*Exercise description*:
Exclude pictures. Extract exactly the lines from the one that contains "Clone this chart in Bokeh." down to the one that contains "from bokeh.resources import INLINE", both included.

(Source code of charts)
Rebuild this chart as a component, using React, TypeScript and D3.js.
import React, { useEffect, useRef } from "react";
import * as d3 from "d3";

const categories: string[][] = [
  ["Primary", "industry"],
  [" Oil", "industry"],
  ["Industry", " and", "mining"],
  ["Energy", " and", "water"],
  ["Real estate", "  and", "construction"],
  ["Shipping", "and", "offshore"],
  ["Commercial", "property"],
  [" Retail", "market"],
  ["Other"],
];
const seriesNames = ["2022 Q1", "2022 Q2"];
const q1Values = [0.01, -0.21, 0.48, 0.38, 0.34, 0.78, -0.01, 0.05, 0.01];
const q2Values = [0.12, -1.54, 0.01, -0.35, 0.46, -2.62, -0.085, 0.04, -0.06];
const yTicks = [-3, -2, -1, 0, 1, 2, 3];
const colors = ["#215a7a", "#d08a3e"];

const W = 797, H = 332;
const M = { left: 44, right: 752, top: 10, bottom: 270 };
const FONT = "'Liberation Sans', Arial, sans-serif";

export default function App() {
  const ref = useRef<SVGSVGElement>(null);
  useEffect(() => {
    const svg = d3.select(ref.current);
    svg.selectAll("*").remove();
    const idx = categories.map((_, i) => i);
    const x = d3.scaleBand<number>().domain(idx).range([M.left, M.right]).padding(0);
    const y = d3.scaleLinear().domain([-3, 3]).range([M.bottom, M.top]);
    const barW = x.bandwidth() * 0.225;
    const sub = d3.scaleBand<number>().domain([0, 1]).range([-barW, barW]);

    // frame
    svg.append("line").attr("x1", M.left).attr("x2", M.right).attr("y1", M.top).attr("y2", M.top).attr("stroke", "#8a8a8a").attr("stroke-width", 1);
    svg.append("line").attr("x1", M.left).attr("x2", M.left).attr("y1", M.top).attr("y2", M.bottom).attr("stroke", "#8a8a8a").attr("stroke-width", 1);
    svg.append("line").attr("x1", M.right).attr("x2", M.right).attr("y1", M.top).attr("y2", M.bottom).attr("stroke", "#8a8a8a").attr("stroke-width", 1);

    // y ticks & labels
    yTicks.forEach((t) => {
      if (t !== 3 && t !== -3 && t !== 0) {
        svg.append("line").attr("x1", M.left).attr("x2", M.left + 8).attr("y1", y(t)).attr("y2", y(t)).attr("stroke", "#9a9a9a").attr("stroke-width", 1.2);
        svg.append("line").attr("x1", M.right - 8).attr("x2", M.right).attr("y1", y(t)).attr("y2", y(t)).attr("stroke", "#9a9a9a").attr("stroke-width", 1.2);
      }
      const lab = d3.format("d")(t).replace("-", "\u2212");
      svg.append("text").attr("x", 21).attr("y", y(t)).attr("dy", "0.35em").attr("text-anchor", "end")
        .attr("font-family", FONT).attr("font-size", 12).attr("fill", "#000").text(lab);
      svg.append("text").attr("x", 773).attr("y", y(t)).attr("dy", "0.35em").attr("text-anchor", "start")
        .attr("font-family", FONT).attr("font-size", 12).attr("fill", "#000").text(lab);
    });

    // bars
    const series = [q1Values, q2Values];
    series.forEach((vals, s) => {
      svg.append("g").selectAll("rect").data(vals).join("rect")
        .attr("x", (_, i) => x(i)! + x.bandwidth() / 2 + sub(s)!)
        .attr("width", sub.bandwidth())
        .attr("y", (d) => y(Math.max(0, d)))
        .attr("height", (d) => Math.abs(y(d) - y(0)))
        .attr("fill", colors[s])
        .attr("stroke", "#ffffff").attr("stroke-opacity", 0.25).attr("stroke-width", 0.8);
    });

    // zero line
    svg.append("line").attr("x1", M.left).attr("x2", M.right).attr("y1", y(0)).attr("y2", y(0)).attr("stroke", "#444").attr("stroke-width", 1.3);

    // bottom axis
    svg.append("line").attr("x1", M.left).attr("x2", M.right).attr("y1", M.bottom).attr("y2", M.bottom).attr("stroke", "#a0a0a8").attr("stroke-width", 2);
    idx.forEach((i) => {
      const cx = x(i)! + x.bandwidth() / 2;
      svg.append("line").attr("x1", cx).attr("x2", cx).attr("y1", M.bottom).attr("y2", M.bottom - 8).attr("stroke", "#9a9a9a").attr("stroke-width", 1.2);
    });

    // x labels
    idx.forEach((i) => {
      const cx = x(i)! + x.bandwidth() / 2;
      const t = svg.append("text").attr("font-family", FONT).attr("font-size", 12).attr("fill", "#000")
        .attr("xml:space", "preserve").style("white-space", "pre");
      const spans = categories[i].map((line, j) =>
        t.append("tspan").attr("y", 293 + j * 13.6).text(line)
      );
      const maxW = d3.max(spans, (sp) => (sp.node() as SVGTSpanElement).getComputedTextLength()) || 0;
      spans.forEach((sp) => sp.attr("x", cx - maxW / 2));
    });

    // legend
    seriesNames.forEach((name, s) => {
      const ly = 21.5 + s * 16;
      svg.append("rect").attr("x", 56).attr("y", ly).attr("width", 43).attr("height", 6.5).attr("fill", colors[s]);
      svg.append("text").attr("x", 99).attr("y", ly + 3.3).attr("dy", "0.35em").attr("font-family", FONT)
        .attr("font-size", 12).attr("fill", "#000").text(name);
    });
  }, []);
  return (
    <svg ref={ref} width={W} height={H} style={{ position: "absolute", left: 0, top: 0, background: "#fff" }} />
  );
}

==

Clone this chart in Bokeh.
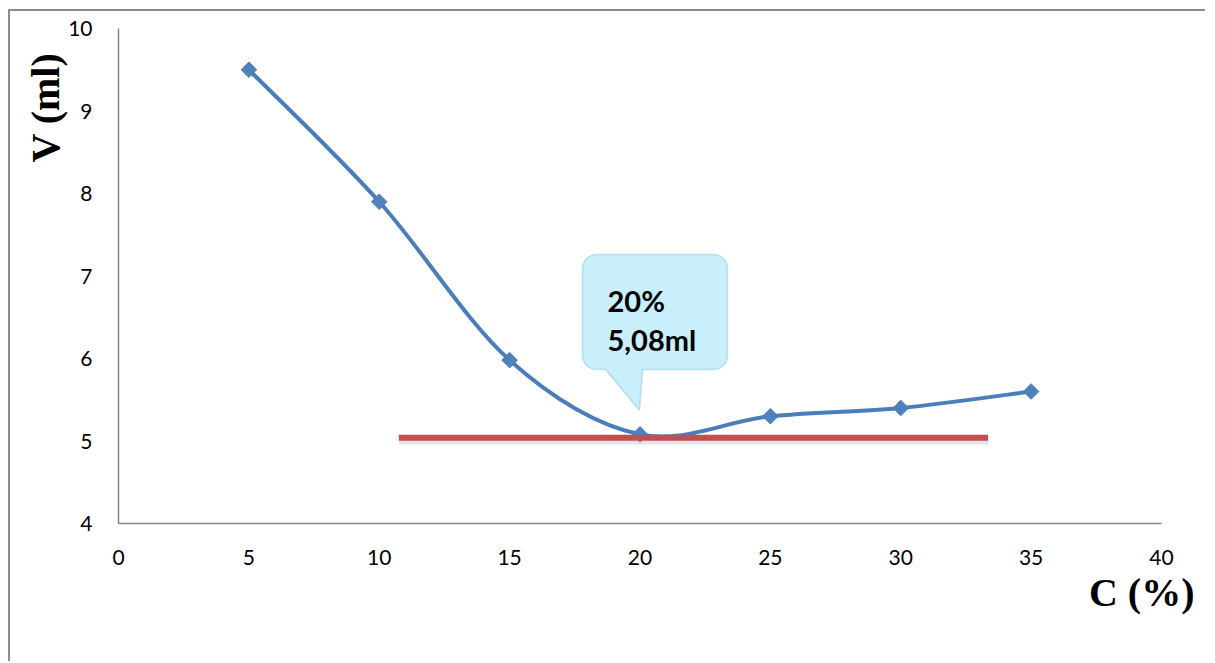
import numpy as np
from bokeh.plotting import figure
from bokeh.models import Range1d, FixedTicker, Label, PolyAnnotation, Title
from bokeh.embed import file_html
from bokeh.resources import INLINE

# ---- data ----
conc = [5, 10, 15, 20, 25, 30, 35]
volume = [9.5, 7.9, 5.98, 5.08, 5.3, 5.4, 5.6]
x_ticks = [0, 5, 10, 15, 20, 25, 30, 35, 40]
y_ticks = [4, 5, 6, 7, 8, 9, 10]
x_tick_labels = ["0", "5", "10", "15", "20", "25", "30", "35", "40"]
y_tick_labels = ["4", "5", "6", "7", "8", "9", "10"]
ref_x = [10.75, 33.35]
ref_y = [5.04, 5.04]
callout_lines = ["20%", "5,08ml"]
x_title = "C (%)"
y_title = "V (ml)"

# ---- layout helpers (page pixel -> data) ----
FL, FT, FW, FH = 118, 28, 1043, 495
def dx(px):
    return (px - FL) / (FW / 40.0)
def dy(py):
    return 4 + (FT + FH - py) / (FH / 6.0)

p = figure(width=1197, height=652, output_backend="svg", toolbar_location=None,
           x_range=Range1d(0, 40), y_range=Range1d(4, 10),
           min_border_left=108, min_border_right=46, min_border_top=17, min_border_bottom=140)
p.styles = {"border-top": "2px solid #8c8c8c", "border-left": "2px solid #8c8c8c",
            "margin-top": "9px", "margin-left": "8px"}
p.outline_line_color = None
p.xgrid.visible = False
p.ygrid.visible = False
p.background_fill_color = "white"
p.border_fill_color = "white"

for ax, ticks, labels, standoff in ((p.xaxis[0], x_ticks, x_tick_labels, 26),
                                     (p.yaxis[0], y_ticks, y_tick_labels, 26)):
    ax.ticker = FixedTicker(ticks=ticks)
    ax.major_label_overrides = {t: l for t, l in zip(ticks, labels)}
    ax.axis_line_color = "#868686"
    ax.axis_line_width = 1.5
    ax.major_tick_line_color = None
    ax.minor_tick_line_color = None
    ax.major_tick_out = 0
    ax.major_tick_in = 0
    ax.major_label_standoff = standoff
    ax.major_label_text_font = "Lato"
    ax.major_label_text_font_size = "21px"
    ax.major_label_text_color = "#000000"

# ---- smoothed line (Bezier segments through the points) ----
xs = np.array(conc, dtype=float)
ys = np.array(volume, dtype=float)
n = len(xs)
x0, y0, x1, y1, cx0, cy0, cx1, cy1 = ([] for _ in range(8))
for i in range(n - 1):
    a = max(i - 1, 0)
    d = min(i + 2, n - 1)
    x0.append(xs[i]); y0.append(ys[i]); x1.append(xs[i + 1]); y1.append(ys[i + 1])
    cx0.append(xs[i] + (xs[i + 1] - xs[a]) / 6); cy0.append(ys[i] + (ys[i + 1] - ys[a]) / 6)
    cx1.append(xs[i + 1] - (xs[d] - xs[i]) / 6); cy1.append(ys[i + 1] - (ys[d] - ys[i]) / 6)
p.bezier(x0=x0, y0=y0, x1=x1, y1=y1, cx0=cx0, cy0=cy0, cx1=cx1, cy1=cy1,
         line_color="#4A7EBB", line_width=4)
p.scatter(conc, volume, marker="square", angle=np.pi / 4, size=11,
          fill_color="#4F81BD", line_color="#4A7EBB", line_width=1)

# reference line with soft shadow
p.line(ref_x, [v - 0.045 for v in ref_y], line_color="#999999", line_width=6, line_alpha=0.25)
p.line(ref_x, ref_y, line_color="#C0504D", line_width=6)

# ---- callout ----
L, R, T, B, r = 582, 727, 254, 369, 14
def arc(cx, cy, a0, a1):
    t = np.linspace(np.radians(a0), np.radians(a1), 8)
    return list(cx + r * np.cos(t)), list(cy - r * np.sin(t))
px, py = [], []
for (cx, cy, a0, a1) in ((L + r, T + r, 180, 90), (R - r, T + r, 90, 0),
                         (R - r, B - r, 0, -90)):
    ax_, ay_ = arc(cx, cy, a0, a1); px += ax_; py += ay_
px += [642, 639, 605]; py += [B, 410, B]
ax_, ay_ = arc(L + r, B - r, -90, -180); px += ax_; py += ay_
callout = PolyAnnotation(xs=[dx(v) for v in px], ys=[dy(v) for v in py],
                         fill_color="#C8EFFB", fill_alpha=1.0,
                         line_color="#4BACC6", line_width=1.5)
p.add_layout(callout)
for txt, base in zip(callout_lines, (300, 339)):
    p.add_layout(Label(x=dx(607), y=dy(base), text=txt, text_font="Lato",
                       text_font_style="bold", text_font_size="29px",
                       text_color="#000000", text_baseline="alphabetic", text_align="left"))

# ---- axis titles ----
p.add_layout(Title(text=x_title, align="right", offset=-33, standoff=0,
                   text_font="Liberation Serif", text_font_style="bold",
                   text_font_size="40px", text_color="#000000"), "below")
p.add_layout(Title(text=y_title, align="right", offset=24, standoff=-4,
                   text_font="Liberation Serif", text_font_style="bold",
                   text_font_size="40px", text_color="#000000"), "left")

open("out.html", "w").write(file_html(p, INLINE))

*Solved problem*:
Clone this chart in Bokeh.
import numpy as np
from bokeh.plotting import figure
from bokeh.models import Range1d, FixedTicker, Label, PolyAnnotation, Title
from bokeh.embed import file_html
from bokeh.resources import INLINE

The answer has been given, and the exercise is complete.